■ **WORK REQUIRED**:
Write out exactly the lines that run from the line containing "Convert this diagram to TikZ code." through the line containing "minimum width=560pt,minimum height=261pt]"; both end lines belong to the answer.

================

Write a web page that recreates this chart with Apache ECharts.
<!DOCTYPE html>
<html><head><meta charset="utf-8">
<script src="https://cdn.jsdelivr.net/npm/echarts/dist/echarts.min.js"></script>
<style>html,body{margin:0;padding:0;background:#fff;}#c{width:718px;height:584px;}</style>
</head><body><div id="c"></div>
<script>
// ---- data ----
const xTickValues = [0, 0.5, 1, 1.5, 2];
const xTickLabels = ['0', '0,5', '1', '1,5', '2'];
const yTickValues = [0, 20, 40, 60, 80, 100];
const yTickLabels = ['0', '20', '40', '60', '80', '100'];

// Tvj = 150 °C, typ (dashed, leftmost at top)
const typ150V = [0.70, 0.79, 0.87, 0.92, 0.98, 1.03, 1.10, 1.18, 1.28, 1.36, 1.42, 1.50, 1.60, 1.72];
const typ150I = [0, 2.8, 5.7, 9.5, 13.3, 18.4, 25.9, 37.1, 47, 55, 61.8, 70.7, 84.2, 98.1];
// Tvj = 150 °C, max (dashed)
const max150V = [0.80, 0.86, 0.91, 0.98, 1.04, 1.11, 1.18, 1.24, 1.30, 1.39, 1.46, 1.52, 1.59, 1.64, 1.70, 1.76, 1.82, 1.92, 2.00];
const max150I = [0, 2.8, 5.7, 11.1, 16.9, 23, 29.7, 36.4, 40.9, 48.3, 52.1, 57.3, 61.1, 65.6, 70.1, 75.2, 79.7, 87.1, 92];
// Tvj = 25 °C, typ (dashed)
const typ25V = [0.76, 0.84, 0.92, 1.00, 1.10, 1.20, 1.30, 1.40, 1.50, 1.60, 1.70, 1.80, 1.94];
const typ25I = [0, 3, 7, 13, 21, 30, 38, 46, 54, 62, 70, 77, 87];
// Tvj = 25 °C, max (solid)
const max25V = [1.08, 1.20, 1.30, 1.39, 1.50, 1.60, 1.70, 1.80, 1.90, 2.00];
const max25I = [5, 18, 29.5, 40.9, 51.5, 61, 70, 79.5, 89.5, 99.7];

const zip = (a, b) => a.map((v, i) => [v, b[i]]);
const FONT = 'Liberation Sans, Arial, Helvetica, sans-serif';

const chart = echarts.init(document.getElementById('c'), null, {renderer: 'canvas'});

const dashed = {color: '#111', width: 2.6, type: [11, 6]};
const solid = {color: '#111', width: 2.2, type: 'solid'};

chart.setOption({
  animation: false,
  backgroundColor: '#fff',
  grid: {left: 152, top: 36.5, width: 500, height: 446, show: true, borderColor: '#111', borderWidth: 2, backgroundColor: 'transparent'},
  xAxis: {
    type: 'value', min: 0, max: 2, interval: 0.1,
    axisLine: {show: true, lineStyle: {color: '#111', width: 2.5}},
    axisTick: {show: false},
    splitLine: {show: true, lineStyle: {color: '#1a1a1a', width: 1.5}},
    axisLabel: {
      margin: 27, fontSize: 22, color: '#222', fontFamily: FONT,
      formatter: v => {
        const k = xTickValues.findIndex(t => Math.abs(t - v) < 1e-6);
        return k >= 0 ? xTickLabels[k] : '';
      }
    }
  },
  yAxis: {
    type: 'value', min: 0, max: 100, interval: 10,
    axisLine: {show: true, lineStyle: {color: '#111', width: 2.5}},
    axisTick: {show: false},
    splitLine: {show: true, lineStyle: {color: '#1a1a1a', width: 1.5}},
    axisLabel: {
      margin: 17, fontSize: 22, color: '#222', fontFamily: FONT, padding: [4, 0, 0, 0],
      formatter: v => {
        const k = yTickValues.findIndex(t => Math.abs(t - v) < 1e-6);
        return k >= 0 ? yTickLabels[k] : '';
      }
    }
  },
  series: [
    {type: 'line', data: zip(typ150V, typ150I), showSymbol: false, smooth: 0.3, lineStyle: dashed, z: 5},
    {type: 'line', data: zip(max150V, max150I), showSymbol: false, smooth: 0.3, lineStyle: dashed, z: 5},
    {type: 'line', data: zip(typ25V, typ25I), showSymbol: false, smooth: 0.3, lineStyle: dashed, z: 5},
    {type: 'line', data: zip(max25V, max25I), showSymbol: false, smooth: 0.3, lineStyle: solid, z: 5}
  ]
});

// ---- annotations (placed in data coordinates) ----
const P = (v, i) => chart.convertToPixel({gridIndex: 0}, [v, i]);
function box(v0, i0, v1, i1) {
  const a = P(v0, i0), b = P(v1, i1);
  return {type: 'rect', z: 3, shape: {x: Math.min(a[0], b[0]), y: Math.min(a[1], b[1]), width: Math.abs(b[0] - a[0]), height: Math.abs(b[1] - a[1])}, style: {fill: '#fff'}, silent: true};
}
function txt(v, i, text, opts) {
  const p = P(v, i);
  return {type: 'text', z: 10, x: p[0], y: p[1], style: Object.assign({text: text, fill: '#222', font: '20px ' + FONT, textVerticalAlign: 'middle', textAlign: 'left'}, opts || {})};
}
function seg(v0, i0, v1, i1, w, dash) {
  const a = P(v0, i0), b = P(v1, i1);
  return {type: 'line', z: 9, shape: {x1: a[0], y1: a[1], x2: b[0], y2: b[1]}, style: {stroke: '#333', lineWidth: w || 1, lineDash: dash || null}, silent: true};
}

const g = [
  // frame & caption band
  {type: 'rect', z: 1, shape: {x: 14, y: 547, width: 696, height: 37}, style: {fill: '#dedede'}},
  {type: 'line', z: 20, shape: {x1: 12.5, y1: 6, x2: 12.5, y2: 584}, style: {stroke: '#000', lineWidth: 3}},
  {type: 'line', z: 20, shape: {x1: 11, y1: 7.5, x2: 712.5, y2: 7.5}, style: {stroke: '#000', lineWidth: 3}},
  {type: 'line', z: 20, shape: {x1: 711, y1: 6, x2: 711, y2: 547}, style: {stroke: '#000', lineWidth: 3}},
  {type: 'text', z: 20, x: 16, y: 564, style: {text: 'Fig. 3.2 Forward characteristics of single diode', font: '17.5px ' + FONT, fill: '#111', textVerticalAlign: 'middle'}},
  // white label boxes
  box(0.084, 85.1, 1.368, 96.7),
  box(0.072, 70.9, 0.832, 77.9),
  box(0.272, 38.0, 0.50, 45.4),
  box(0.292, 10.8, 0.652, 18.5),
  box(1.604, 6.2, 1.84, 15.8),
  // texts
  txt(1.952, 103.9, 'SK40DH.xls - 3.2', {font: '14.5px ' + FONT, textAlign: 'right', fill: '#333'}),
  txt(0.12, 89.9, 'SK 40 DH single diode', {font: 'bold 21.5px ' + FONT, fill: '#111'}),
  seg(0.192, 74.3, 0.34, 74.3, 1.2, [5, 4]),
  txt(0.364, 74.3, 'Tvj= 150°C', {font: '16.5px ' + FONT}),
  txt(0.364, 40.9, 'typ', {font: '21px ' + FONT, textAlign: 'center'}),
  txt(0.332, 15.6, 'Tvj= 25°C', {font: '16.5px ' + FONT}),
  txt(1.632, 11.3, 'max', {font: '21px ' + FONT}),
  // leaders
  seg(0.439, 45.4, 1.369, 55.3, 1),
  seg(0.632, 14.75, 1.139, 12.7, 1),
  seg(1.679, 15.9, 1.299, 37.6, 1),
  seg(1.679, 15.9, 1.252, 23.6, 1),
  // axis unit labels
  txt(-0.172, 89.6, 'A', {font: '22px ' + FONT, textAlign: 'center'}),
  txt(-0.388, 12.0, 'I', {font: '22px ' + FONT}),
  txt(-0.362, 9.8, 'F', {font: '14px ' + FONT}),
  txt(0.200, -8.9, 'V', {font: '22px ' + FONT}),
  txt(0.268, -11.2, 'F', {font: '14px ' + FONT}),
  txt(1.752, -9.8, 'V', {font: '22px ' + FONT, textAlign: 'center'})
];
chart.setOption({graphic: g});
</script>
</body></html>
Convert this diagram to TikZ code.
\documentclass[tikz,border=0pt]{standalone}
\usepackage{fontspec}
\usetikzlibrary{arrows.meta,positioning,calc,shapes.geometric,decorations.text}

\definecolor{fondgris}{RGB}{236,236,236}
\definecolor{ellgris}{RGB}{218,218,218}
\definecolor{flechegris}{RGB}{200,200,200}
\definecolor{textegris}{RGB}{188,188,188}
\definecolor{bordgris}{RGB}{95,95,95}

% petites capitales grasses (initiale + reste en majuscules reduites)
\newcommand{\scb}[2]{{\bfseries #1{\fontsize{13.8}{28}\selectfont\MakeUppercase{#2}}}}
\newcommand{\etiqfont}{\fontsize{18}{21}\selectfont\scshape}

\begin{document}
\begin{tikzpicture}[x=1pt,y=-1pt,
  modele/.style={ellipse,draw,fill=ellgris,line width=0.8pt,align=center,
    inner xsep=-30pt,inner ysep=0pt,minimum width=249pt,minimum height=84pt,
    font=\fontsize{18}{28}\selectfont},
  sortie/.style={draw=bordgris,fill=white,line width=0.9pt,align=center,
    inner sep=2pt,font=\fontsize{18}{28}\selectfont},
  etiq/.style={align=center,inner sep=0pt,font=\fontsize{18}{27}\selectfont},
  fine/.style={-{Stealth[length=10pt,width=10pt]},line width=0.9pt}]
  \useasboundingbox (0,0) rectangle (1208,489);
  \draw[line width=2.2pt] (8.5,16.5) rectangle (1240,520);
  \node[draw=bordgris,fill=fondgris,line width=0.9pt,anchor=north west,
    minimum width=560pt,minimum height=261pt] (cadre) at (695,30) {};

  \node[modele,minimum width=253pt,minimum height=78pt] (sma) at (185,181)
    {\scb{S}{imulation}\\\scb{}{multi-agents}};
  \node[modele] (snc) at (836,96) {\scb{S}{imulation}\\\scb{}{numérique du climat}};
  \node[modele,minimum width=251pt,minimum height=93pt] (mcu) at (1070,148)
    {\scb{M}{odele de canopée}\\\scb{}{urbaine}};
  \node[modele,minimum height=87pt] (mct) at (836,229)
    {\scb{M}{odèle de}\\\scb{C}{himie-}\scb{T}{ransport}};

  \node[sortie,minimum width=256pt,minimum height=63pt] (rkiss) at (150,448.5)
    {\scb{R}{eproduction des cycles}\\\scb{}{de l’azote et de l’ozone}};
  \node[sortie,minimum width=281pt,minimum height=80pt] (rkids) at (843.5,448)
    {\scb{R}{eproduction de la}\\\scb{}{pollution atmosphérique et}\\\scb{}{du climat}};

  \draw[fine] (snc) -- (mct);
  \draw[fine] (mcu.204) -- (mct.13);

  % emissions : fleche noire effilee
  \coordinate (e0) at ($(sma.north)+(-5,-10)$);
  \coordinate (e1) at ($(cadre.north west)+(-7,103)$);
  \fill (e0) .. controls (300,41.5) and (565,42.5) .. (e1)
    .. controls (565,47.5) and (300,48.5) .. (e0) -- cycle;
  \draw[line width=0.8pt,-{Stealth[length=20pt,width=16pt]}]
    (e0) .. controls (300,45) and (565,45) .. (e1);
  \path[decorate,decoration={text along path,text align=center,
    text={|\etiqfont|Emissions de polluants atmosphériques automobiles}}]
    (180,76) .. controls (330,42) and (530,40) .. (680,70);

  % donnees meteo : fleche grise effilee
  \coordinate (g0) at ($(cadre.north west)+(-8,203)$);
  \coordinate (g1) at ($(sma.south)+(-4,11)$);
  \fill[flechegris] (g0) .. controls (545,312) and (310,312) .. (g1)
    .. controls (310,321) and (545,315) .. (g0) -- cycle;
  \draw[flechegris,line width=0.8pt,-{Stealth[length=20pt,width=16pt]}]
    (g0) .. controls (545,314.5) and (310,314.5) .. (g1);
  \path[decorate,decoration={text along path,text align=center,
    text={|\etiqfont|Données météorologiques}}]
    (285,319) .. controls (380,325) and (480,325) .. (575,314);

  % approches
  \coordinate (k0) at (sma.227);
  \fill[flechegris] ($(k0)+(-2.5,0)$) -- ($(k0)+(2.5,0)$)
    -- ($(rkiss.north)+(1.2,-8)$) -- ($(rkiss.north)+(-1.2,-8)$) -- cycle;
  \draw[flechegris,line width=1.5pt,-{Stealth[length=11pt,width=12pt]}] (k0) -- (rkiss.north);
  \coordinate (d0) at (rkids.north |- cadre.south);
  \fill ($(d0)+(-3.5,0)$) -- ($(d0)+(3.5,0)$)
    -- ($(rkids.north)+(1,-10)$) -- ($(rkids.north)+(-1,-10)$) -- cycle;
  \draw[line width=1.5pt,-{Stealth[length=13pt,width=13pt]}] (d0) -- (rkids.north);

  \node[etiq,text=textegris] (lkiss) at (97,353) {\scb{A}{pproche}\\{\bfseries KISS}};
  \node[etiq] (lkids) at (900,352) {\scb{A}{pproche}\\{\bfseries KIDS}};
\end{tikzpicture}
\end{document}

================

■ **RESPONSE TO THE TASK**:
Convert this diagram to TikZ code.
\documentclass[tikz,border=0pt]{standalone}
\usepackage{fontspec}
\usetikzlibrary{arrows.meta,positioning,calc,shapes.geometric,decorations.text}

\definecolor{fondgris}{RGB}{236,236,236}
\definecolor{ellgris}{RGB}{218,218,218}
\definecolor{flechegris}{RGB}{200,200,200}
\definecolor{textegris}{RGB}{188,188,188}
\definecolor{bordgris}{RGB}{95,95,95}

% petites capitales grasses (initiale + reste en majuscules reduites)
\newcommand{\scb}[2]{{\bfseries #1{\fontsize{13.8}{28}\selectfont\MakeUppercase{#2}}}}
\newcommand{\etiqfont}{\fontsize{18}{21}\selectfont\scshape}

\begin{document}
\begin{tikzpicture}[x=1pt,y=-1pt,
  modele/.style={ellipse,draw,fill=ellgris,line width=0.8pt,align=center,
    inner xsep=-30pt,inner ysep=0pt,minimum width=249pt,minimum height=84pt,
    font=\fontsize{18}{28}\selectfont},
  sortie/.style={draw=bordgris,fill=white,line width=0.9pt,align=center,
    inner sep=2pt,font=\fontsize{18}{28}\selectfont},
  etiq/.style={align=center,inner sep=0pt,font=\fontsize{18}{27}\selectfont},
  fine/.style={-{Stealth[length=10pt,width=10pt]},line width=0.9pt}]
  \useasboundingbox (0,0) rectangle (1208,489);
  \draw[line width=2.2pt] (8.5,16.5) rectangle (1240,520);
  \node[draw=bordgris,fill=fondgris,line width=0.9pt,anchor=north west,
    minimum width=560pt,minimum height=261pt] (cadre) at (695,30) {};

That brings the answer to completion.